Ces deux approches d’une même vérité touchant à l’unité primordiale, nous
les retrouvons en franc-maçonnerie par la voie symbolique qu’elle nous
dévoile. Si, d’une part le pavé mosaïque met le doigt sur cette forme
manichéenne de notre pensée conduisant au concept du péché originel, de
culpabilisation, et par conséquent d’une certaine forme de fatalisme plus
chère encore à certaines confessions, d’un autre côté, et grâce au rite
initiatique qu’elle dispense afin d’éveiller le cherchant, la
franc-maçonnerie nous fait également découvrir qu’en alliant la sagesse, par
la recherche incessante de la vérité, à l’utilisation de la volonté, force
que représente la grâce du libre arbitre accordée à l’homme par le Grand
Architecte de l’Univers, nous pouvons alors accéder à la beauté, expression
humaine de l’harmonie universelle: le meilleur outil pour y parvenir étant
l’amour qui, non seulement nous porte à l’exaltation mais nous permet encore
d’entrer en communion, symbolisée par la chaîne d’union, avec la beauté de
l’univers dans un sentiment d’unité retrouvée, source de la Tradition
primordiale; et de marcher la tête tournée vers la voûte céleste sur ce fil
ténu du ciment qui, sur le pavé mosaïque, unit les pavés noirs aux blancs.

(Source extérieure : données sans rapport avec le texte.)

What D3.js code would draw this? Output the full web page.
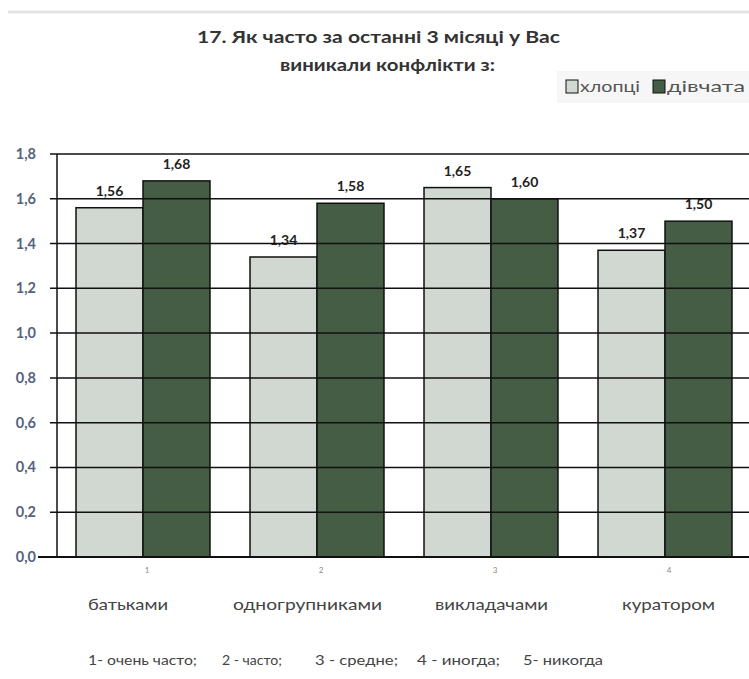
<!DOCTYPE html>
<html><head><meta charset="utf-8">
<script src="https://cdn.jsdelivr.net/npm/d3@7"></script>
<style>
html,body{margin:0;padding:0;background:#fff;}
svg{display:block;}
</style></head>
<body>
<svg id="chart" width="749" height="679"></svg>
<script>
const categories = ["батьками", "одногрупниками", "викладачами", "куратором"];
const categoryNumbers = ["1", "2", "3", "4"];
const seriesNames = ["хлопці", "дівчата"];
const boys = [1.56, 1.34, 1.65, 1.37];
const girls = [1.68, 1.58, 1.60, 1.50];
const yTicks = [0, 0.2, 0.4, 0.6, 0.8, 1.0, 1.2, 1.4, 1.6, 1.8];
const titleLines = ["17. Як часто за останні 3 місяці у Вас", "виникали конфлікти з:"];
const footnote = ["1- очень часто;", "2 - часто;", "3 - средне;", "4 - иногда;", "5- никогда"];

// layout (not data)
const colors = ["#d1d8d1", "#465d45"];
const font = "Lato, 'Open Sans', sans-serif";
const titleLayout = [{x: 197, w: 363, y: 43}, {x: 280, w: 215, y: 71}];
const legendLayout = [{sq: 566, tx: 580, tw: 60}, {sq: 653, tx: 667, tw: 78}];
const nameLayout = [{x: 88, w: 80}, {x: 233, w: 149}, {x: 435, w: 113}, {x: 622, w: 93}];
const footLayout = [{x: 88, w: 109}, {x: 222, w: 60}, {x: 315, w: 83}, {x: 417, w: 83}, {x: 523, w: 80}];

const svg = d3.select("#chart");

// top border line
svg.append("line").attr("x1", 8).attr("x2", 749).attr("y1", 12).attr("y2", 12)
  .attr("stroke", "#e4e4e4").attr("stroke-width", 3);

// title
svg.append("g").selectAll("text").data(titleLines).join("text")
  .attr("x", (d, i) => titleLayout[i].x).attr("y", (d, i) => titleLayout[i].y)
  .attr("textLength", (d, i) => titleLayout[i].w).attr("lengthAdjust", "spacingAndGlyphs")
  .attr("font-family", font).attr("font-weight", "bold").attr("font-size", 17)
  .attr("fill", "#333").text(d => d);

// legend
const lg = svg.append("g");
lg.append("rect").attr("x", 557).attr("y", 71).attr("width", 192).attr("height", 32).attr("fill", "#f6f6f6");
seriesNames.forEach((s, i) => {
  lg.append("rect").attr("x", legendLayout[i].sq).attr("y", 80).attr("width", 12).attr("height", 13)
    .attr("fill", colors[i]).attr("stroke", "#111").attr("stroke-width", 1);
  lg.append("text").attr("x", legendLayout[i].tx).attr("y", 92)
    .attr("textLength", legendLayout[i].tw).attr("lengthAdjust", "spacingAndGlyphs")
    .attr("font-family", font).attr("font-size", 16).attr("fill", "#555").text(s);
});

const left = 56, right = 752, y0 = 557, yTop = 154;
const x = d3.scaleBand().domain(categories).range([left, right]).paddingInner(0.23).paddingOuter(0.115);
const xs = d3.scaleBand().domain(seriesNames).range([0, x.bandwidth()]);
const y = d3.scaleLinear().domain([0, 1.8]).range([y0, yTop]);

// bars
const groups = svg.append("g").selectAll("g").data(categories).join("g")
  .attr("transform", d => `translate(${x(d)},0)`);
groups.selectAll("rect").data((d, i) => [boys[i], girls[i]].map((v, j) => ({v, s: seriesNames[j], j})))
  .join("rect")
  .attr("x", d => xs(d.s)).attr("width", xs.bandwidth())
  .attr("y", d => y(d.v)).attr("height", d => y0 - y(d.v))
  .attr("fill", d => colors[d.j]).attr("stroke", "#111").attr("stroke-width", 1.5);

// gridlines
svg.append("g").selectAll("line").data(yTicks.filter(t => t > 0)).join("line")
  .attr("x1", 50).attr("x2", 749).attr("y1", d => y(d)).attr("y2", d => y(d))
  .attr("stroke", "#111").attr("stroke-width", 1.5);

// y axis labels
svg.append("g").selectAll("text").data(yTicks).join("text")
  .attr("x", 36).attr("y", d => y(d) + 5).attr("text-anchor", "end")
  .attr("font-family", font).attr("font-weight", "bold").attr("font-size", 14.5)
  .attr("fill", "#56627e").text(d => d3.format(".1f")(d).replace(".", ","));

// axes lines
svg.append("line").attr("x1", 57).attr("x2", 57).attr("y1", yTop).attr("y2", y0)
  .attr("stroke", "#111").attr("stroke-width", 1.5);
svg.append("line").attr("x1", 38).attr("x2", 749).attr("y1", y0).attr("y2", y0)
  .attr("stroke", "#111").attr("stroke-width", 2);

// data labels
groups.selectAll("text.val").data((d, i) => [boys[i], girls[i]].map((v, j) => ({v, s: seriesNames[j]})))
  .join("text").attr("class", "val")
  .attr("x", d => xs(d.s) + xs.bandwidth() / 2).attr("y", d => y(d.v) - 12)
  .attr("text-anchor", "middle")
  .attr("font-family", font).attr("font-weight", "bold").attr("font-size", 14)
  .attr("fill", "#222").text(d => d3.format(".2f")(d.v).replace(".", ","));

// category numbers
svg.append("g").selectAll("text").data(categories).join("text")
  .attr("x", d => x(d) + x.bandwidth() / 2 + 4).attr("y", 573)
  .attr("text-anchor", "middle").attr("font-family", font).attr("font-size", 8)
  .attr("fill", "#888").text((d, i) => categoryNumbers[i]);

// category names
svg.append("g").selectAll("text").data(categories).join("text")
  .attr("x", (d, i) => nameLayout[i].x).attr("y", 610)
  .attr("textLength", (d, i) => nameLayout[i].w).attr("lengthAdjust", "spacingAndGlyphs")
  .attr("font-family", font).attr("font-size", 16)
  .attr("fill", "#444").text(d => d);

// footnote
svg.append("g").selectAll("text").data(footnote).join("text")
  .attr("x", (d, i) => footLayout[i].x).attr("y", 665)
  .attr("textLength", (d, i) => footLayout[i].w).attr("lengthAdjust", "spacingAndGlyphs")
  .attr("font-family", font).attr("font-size", 13)
  .attr("fill", "#444").text(d => d);
</script>
</body></html>
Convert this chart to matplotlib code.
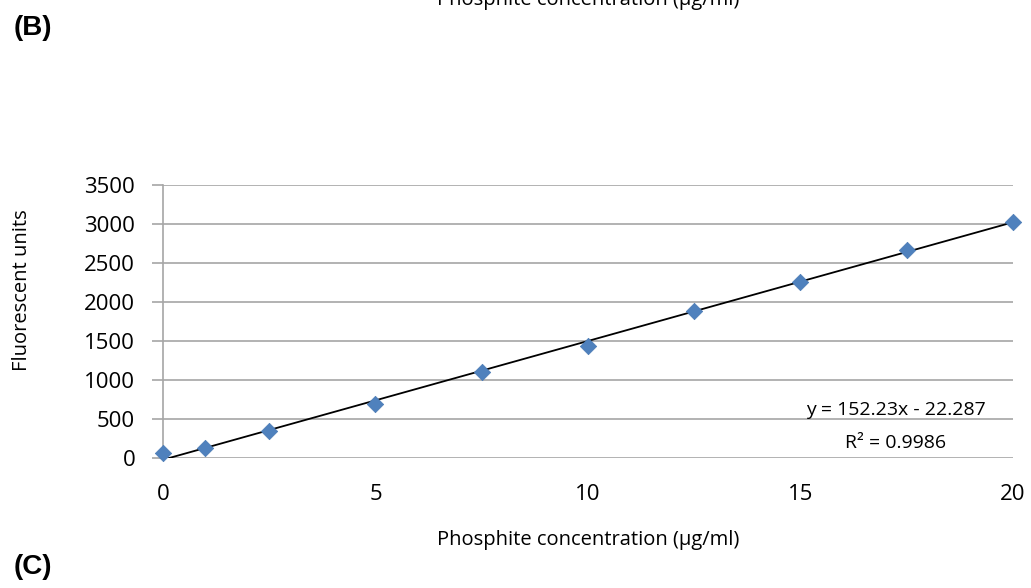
import numpy as np
import matplotlib.pyplot as plt

# Datos de la curva de calibracion
concentracion = [0, 1, 2.5, 5, 7.5, 10, 12.5, 15, 17.5, 20]
fluorescencia = [64, 128, 346, 692, 1103, 1436, 1885, 2256, 2667, 3026]

# Linea de tendencia (de la ecuacion mostrada)
pendiente = 152.23
intercepto = -22.287
r2 = 0.9986

y_ticks = [0, 500, 1000, 1500, 2000, 2500, 3000, 3500]
x_ticks = [0, 5, 10, 15, 20]

fuente = 'Open Sans'
gris = '#a6a6a6'

fig = plt.figure(figsize=(10.31, 5.88), dpi=100)
ax = fig.add_axes([0.1581, 0.2211, 0.8244, 0.4643])

x_linea = np.array([0, 20])
ax.plot(x_linea, pendiente * x_linea + intercepto, color='black', lw=1.3, zorder=3)
ax.scatter(concentracion, fluorescencia, marker='D', s=70, color='#4f81bd',
           edgecolors='#4a7ab5', linewidths=0.5, zorder=4, clip_on=False)

ax.set_xlim(0, 20)
ax.set_ylim(0, 3500)
ax.set_xticks(x_ticks)
ax.set_yticks(y_ticks)
ax.yaxis.grid(True, color=gris, lw=1.2)
ax.set_axisbelow(True)
for lado in ['top', 'right', 'bottom']:
    ax.spines[lado].set_visible(False)
ax.spines['left'].set_color(gris)
ax.spines['left'].set_linewidth(1.2)
ax.tick_params(axis='y', length=8, color=gris, width=1.2, pad=12)
ax.tick_params(axis='x', length=0, pad=19)
for lbl in ax.get_xticklabels() + ax.get_yticklabels():
    lbl.set_fontfamily(fuente)
    lbl.set_fontsize(16)

ax.set_xlabel('Phosphite concentration (µg/ml)', fontfamily=fuente, fontsize=14.5, labelpad=18)
# etiqueta del eje y un poco por encima del centro, como en el original
fig.text(22 / 1031, 1 - 290 / 588, 'Fluorescent units', rotation=90, ha='center', va='center',
         fontfamily=fuente, fontsize=14.5)

ax.text(0.862, 0.175, 'y = 152.23x - 22.287', transform=ax.transAxes, ha='center',
        va='center', fontfamily=fuente, fontsize=14)
ax.text(0.862, 0.055, 'R² = 0.9986', transform=ax.transAxes, ha='center',
        va='center', fontfamily=fuente, fontsize=14)

fig.text(588 / 1031, 1.0, 'Phosphite concentration (µg/ml)', ha='center', va='center',
         fontfamily=fuente, fontsize=14.5)
fig.text(14 / 1031, 1 - 28 / 588, '(B)', ha='left', va='center',
         fontfamily='Liberation Sans', fontweight='bold', fontsize=20)
fig.text(14 / 1031, 1 - 567 / 588, '(C)', ha='left', va='center',
         fontfamily='Liberation Sans', fontweight='bold', fontsize=20)

plt.savefig('out.png', dpi=100)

Ainsi, l’initié à l’image du funambule sur son fil, avance avec
précaution entre thèse et antithèse à la recherche perpétuelle d’une
spiritualité, équilibre instable, se voulant toujours synthétique entre ce
qui est en haut et ce qui est en bas. Armé du balancier de l’amour et de son
corollaire logique la tolérance bien comprise, le cherchant chemine alors
avec foi au-dessus du vide qui n’existe que pour ceux que l’agnosticisme
plonge dans les ténèbres d’un doute sans issue.